Skateboarding culture on the grind at RHS



Skateboarding connects people in a way that is unexplainable, from learning techniques, listening to music, exploring art and following skate culture, it builds a bond between people that is hard to achieve elsewhere. 

Skateboarder and student Emil Kostritsa was born in Siberia and moved to the US when he was 11 years old. He believed that the USA was skating heaven, due to the way the media portrays the sport. 

“11 year old me, I thought it’d be best fit if I skated,” Kostritsa said.

Emil expressed that skating has been one thing that he seems to stick to when it comes to hobbies and activities in day to day life. Skating has also taught Emil important lessons that he will carry throughout life. 

“It taught me to get up when I fall over and over again. I had a tendency to pick up a hobby and come to this plateau where I wouldn’t progress and give up. But something about skateboarding, it didn’t give anything back to me but I still came back to it every time.” Kostritsa said.

Skating can create friendships that are often really strong and something about skating with someone, you get to know them in a whole new way, by the way they skate, what music they listen to, it’s a whole different way to learn about someone. Emil shares how skating has connected him and his friends. 
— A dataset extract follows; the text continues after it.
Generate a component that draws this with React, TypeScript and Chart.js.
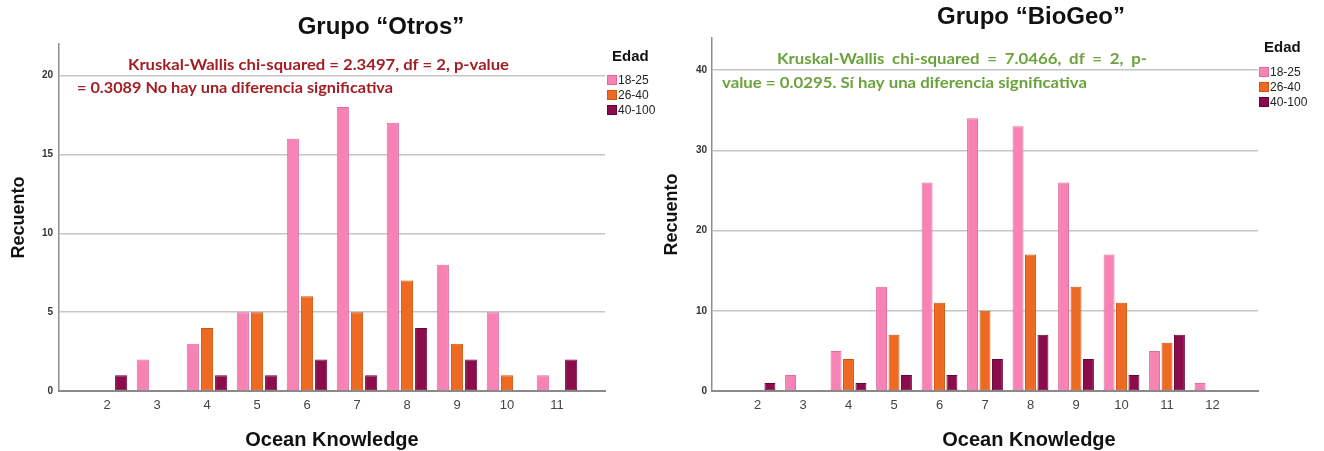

“I have a pretty narrow circle of friends, some of them skate, some of them don’t, but me and my friends are all united by the idea of creating something, whether it’s music, art, or through me through skateboarding, because I do consider it art,” Kostritsa said. 

Another skater who attends RHS is Michael Timonichev, Who started skateboarding a year and a half ago while on vacation, where he bought his first skateboard, believes that skateboarding doesn’t deserve the negative stigma it has. 

“As long as skaters aren’t vandalizing and causing trouble it shouldn’t be an issue,” Timonichev said.

Both Michael and Emil agree that skating at school is a realistic possibility. If set in moderation. Also it’s an opportunity to create profit that can go back into the school. 

“If there was some entrance fee the school could profit off that. I think skaters would be a lot more happier on this campus,” Timonichev said.

“Maybe a designated area with a small curb, I think that’d be awesome, it would have to be regulated,” Kostritsa said. 

Skateboarders at RHS hope to see change whether it’s a place to skate or just more acceptance when it comes to their hobby, because skateboarding is a culture that will never die.